Several people who called in during the radio show agreed with Darrell’s point of view. One person said, “I agree that marriage is between a man and a woman – it always has been and always should be.”
Another caller said he was against the proposed amendment and posed these questions to Darrell: If an elderly couple falls in love and wants to get married, or a young couple chooses not to – or can’t – have children, should they still be allowed to marry? What is the difference if one of those couples is homosexual and the other is heterosexual?
“I don’t see how the impact is any different,” the caller said.
“You cannot take kids out of the debate,” Darrell said. “The kids are part of marriage whether people decide to have them or not.

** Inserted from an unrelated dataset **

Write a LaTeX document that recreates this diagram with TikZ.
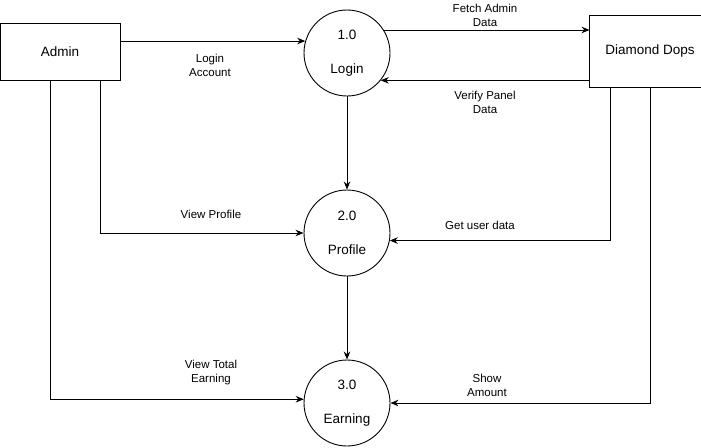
\documentclass[tikz,border=0pt]{standalone}
\usepackage{fontspec}
\setmainfont{Liberation Sans}
\usepackage{tikz}
\usetikzlibrary{calc,positioning,arrows.meta,shapes}
\tikzset{proc/.style={draw,circle,minimum size=86pt,inner sep=0pt,align=center,font=\fontsize{13.5}{15}\selectfont},ent/.style={draw,rectangle,minimum height=57pt,inner sep=0pt,font=\fontsize{13.5}{15}\selectfont}}

\begin{document}
\begin{tikzpicture}[x=1pt,y=-1pt,line width=0.9pt,>={Stealth[length=8pt,width=6.5pt]},lbl/.style={align=center,inner sep=0pt,font=\fontsize{11.5}{14}\selectfont}]
			\useasboundingbox (0,0) rectangle (701,447);
			\node[ent,minimum width=120pt] (admin) at (60,51.5) {Admin};
			\node[ent,draw=none,minimum width=120pt,minimum height=71pt] (dops) at (650,51.5) {Diamond Dops};
			\draw ([xshift=20pt]dops.north east) -| (dops.south west) -- ([xshift=20pt]dops.south east);

			\node[proc] (login) at (347,53) {1.0\\[19pt]Login};
			\node[proc] (profile) at (347,233) {2.0\\[19pt]Profile};
			\node[proc] (earning) at (347,403) {3.0\\[19pt]Earning};

			\node[lbl] (lacc) at (210,65) {Login\\Account};
			\node[lbl] (lfetch) at (485,15) {Fetch Admin\\Data};
			\node[lbl] (lverify) at (485,102) {Verify Panel\\Data};
			\node[lbl] (lview) at (211,214) {View Profile};
			\node[lbl] (lget) at (480,225) {Get user data};
			\node[lbl] (ltotal) at (211,373) {View Total\\Earning};
			\node[lbl] (lshow) at (487,385) {Show\\Amount};

			\draw[->] (admin.east |- login.164) -- (login.164);
			\draw[->] (login.32) -- (dops.west |- login.32);
			\draw[->] (dops.west |- login.-39) -- (login.-39);
			\draw[->] (login.south) -- (profile.north);
			\draw[->] ([xshift=40pt]admin.south) |- (profile.west);
			\draw[->] ([xshift=-40pt]dops.south) |- (profile.-10);
			\draw[->] (profile.south) -- (earning.north);
			\draw[->] ([xshift=-10pt]admin.south) |- (earning.175);
			\draw[->] (dops.south) |- (earning.east);
		\end{tikzpicture}
\end{document}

“Here’s what marriage is: It’s man and woman, they have sex and it can create kids, those kids need a mom and a dad, in the past and going into the future,” Darrell said. “People [want] to throw kids out [of this debate], which to me is a sign of what we’ve done to marriage over the last 40 to 50 years. We’ve trashed [marriage] to the point where it’s got nothing to do with kids, it’s just about these two adults who love each other and we should be able to get married or not get married.”
In the U.S., 20 states allow same-sex marriage, have enacted marriage equivalent measures, or provide partial state spousal rights.

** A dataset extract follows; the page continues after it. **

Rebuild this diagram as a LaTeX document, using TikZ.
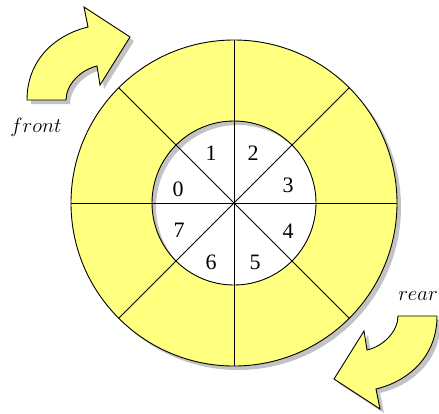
\documentclass[tikz,border=0pt]{standalone}
\usepackage{fontspec}
\setmainfont{Liberation Serif}
\definecolor{ringyellow}{RGB}{255,255,128}
\definecolor{shadowgrey}{RGB}{195,195,195}
\newcommand{\myarrowpath}{(27,100) .. controls (27,60) and (55,35) .. (88,27) -- (84,7) -- (130,37) -- (100,85) -- (97,66) .. controls (80,70) and (66,85) .. (66,100) -- cycle}
\begin{document}
\begin{tikzpicture}[x=1pt,y=-1pt,
  outline/.style={draw=black,line width=0.9pt},
  numlabel/.style={font=\fontsize{22}{22}\selectfont,inner sep=0pt},
  sidelabel/.style={font=\fontsize{21}{21}\selectfont,inner sep=0pt}]
\useasboundingbox (0,0) rectangle (439,413);
\coordinate (c) at (234,203);
% ring shadow
\fill[shadowgrey,even odd rule,shift={(4,4)}] (234,203) circle[radius=163] (234,203) circle[radius=82];
% ring
\fill[ringyellow,even odd rule] (c) circle[radius=163] (c) circle[radius=82];
\draw[outline] (c) circle[radius=163];
\draw[outline] (c) circle[radius=82];
% radial lines
\foreach \a in {0,45,...,315} {
  \draw[line width=0.9pt] (c) -- ++(\a:163);
}
% numbers
\node[numlabel] (n0) at (178,189) {0};
\node[numlabel] (n1) at (211,153) {1};
\node[numlabel] (n2) at (253,153) {2};
\node[numlabel] (n3) at (288,185) {3};
\node[numlabel] (n4) at (288,231) {4};
\node[numlabel] (n5) at (255,262) {5};
\node[numlabel] (n6) at (211,262) {6};
\node[numlabel] (n7) at (179,230) {7};
% front arrow
\begin{scope}[shift={(4,4)}]
  \fill[shadowgrey] \myarrowpath;
\end{scope}
\filldraw[fill=ringyellow,outline,line join=miter] \myarrowpath;
% rear arrow
\begin{scope}[shift={(4,4)}]
  \begin{scope}[rotate around={180:(232,208)}]
    \fill[shadowgrey] \myarrowpath;
  \end{scope}
\end{scope}
\begin{scope}[rotate around={180:(232,208)}]
  \filldraw[fill=ringyellow,outline,line join=miter] \myarrowpath;
\end{scope}
% labels
\node[sidelabel] (front) at (36,127) {$front$};
\node[sidelabel] (rear) at (418,296) {$rear$};
\end{tikzpicture}
\end{document}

Darrell told listeners, “There’s nothing in the amendment that will change anything from the way it is now, so no one is losing any benefits, no laws are being changed; we’re simply taking the current definition of marriage that’s been in Minnesota before we were even a state and it’s simply putting that in our state’s constitution where it can’t be meddled with by politicians or judges.
“If it weren’t for children there’d really be no reason for government to be involved in licensing love between adults, except there are kids, they’re the next generation and they’re the most important investment we can be making,” Darrell said.